Define dynamic_axes in ONNX - If your model will handle different batch sizes or image resolutions, you must specify them during export.
Verify Export Accuracy - Always compare the output of the original Python model and the exported model using torch.allclose().
Use torch.compile for Python Deployment - If you are deploying within Python, use torch.compile (PyTorch 2.0+) instead of JIT for better performance.

❌ DON'T

Don't use JIT Tracing for models with if/else - The tracer will only capture the branch taken during the example run.
Don't include preprocessing in the model (usually) - Keep image resizing/normalization outside the core model for better flexibility, unless using TorchScript-compatible operations.
Don't ignore quantization warnings - Some layers (like custom activations) don't support int8 and will fall back to float32, reducing gains.

Advanced Optimization

Post-Training Quantization (Static)

import torch.quantization

# 1. Set backend (x86 or ARM)
model.qconfig = torch.quantization.get_default_qconfig('fbgemm')

# 2. Prepare and Calibrate (Run some data through the model)
model_prepared = torch.quantization.prepare(model)
# ... run calibration loop ...

# 3. Convert
model_int8 = torch.quantization.convert(model_prepared)

LibTorch (C++ Deployment)

To load a TorchScript model in C++:

#include <torch/script.h>

int main() {
    // Load model
    torch::jit::script::Module module = torch::jit::load("model_jit.pt");
    
    // Create input tensor
    auto input = torch::randn({1, 3, 224, 224});
    
    // Run inference
    at::Tensor output = module.forward({input}).toTensor();
    std::cout << output.slice(1, 0, 5) << std::endl;
}

Practical Workflows

1. Optimizing for Mobile (Lite Interpreter)

For mobile deployment, standard TorchScript is too heavy. Use the "Mobile" optimizer.

from torch.utils.mobile_optimizer import optimize_for_mobile
optimized_model = optimize_for_mobile(traced_model)
optimized_model._save_for_lite_interpreter("model_mobile.ptl")

2. Deploying via ONNX Runtime

import onnxruntime as ort

session = ort.InferenceSession("model.onnx", providers=['CUDAExecutionProvider'])
outputs = session.run(None, {"input": example_input.numpy()})

Common Pitfalls and Solutions

The "Missing Attribute" Error in JIT

TorchScript can't see attributes added to the model after initialization.

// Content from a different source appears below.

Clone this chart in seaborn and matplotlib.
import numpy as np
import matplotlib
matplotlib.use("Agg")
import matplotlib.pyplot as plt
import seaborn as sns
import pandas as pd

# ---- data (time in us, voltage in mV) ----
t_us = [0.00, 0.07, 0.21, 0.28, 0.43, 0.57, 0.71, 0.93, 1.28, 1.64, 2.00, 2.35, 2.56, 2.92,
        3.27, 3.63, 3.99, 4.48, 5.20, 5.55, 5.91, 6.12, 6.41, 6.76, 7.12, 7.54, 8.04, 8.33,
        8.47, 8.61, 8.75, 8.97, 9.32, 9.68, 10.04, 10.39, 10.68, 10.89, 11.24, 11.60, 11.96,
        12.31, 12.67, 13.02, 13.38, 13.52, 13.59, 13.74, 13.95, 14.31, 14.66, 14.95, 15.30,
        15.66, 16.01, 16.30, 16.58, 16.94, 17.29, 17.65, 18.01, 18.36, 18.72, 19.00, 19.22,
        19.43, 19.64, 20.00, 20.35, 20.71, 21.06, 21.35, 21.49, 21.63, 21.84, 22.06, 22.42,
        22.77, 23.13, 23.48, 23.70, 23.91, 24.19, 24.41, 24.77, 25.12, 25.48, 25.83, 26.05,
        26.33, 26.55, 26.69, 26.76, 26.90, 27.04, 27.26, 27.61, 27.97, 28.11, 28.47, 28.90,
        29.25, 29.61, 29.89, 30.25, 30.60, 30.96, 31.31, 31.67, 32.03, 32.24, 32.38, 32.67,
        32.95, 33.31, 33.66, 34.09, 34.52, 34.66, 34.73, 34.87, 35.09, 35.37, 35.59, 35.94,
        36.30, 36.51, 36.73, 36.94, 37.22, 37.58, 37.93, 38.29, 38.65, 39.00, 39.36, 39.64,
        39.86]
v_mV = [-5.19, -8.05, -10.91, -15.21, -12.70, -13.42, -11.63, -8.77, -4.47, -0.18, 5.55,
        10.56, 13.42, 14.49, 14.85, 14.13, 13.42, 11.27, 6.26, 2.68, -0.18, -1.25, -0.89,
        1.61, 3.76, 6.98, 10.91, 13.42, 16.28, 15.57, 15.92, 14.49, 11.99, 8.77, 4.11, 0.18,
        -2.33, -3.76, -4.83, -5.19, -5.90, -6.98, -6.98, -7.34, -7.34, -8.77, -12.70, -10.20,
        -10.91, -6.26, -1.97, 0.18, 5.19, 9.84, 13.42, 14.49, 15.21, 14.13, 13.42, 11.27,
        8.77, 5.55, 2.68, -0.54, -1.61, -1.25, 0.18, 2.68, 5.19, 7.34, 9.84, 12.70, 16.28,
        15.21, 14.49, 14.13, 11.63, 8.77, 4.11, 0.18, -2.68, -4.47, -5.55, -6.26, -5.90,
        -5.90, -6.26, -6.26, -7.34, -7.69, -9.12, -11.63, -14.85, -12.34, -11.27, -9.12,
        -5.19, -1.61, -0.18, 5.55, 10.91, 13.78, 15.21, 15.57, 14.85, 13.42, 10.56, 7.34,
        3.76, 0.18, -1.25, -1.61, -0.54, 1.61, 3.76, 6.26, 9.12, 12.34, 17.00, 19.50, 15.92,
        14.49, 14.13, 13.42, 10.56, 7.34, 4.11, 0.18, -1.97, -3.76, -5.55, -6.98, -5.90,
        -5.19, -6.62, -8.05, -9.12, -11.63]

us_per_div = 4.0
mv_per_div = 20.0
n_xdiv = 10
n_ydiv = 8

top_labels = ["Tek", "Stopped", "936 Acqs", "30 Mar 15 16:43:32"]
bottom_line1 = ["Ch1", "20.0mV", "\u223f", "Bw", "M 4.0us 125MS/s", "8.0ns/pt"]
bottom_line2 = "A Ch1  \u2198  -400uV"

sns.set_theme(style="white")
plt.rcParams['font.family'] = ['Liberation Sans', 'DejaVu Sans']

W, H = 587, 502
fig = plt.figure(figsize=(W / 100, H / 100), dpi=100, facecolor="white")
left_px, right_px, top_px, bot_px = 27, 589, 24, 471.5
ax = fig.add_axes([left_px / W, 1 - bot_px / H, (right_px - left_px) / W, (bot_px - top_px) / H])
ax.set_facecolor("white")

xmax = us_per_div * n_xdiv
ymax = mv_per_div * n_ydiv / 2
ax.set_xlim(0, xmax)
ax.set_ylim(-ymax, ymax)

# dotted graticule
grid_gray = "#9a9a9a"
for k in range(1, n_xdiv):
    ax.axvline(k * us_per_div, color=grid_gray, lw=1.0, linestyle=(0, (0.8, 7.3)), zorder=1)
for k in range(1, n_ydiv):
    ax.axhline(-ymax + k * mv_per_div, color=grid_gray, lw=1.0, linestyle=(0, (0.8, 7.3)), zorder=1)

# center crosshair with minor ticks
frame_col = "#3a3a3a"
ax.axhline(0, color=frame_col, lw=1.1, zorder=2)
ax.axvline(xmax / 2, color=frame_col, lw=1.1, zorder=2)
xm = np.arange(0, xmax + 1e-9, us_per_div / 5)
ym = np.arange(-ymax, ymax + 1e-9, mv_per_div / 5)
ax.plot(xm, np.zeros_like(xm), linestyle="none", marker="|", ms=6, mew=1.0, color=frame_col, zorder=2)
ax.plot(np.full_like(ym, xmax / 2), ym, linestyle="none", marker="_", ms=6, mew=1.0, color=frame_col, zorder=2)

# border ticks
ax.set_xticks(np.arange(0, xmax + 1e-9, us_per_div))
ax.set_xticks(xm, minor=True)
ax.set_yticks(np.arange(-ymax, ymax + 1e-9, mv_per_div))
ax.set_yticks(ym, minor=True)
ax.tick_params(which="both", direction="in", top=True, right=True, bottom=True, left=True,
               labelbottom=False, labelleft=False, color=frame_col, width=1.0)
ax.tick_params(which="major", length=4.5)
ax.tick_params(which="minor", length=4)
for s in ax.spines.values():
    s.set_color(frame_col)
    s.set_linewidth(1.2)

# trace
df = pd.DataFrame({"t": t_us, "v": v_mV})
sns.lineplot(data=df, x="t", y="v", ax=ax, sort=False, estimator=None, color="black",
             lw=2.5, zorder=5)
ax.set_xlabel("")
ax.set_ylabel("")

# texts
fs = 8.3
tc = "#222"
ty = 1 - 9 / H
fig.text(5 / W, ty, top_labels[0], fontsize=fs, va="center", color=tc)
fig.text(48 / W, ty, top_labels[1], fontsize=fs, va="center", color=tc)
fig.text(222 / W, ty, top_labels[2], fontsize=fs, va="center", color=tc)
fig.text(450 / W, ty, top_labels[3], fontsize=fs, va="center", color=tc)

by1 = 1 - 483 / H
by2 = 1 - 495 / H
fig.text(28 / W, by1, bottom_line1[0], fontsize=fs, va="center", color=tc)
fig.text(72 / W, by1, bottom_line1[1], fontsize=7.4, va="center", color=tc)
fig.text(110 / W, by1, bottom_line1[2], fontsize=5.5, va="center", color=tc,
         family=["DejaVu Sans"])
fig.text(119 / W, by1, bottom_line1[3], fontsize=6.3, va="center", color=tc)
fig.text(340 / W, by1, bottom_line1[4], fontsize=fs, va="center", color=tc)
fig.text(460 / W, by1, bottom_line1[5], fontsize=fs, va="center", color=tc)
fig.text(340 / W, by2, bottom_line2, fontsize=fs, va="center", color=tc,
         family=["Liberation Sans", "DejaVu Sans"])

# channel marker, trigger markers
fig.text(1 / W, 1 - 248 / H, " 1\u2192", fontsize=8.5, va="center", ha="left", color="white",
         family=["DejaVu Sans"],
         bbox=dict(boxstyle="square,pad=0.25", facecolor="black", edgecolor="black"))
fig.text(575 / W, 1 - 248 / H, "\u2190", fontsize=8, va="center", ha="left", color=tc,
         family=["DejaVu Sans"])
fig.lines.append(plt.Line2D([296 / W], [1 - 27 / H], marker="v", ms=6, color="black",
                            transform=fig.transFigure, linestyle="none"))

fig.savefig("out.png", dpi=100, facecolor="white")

# ✅ Solution: Define all needed attributes in __init__ or use @torch.jit.export

Dynamic Shape Failures

If your model uses x.shape[0] in a calculation, tracing might hardcode that value.

# ✅ Solution: Use Scripting or ensure calculations use tensor methods 
# like .size(0) which JIT understands.

PyTorch Deployment is the bridge between science and the real world. Mastering these tools ensures that your discoveries don't just stay in a notebook, but power the next generation of intelligent systems.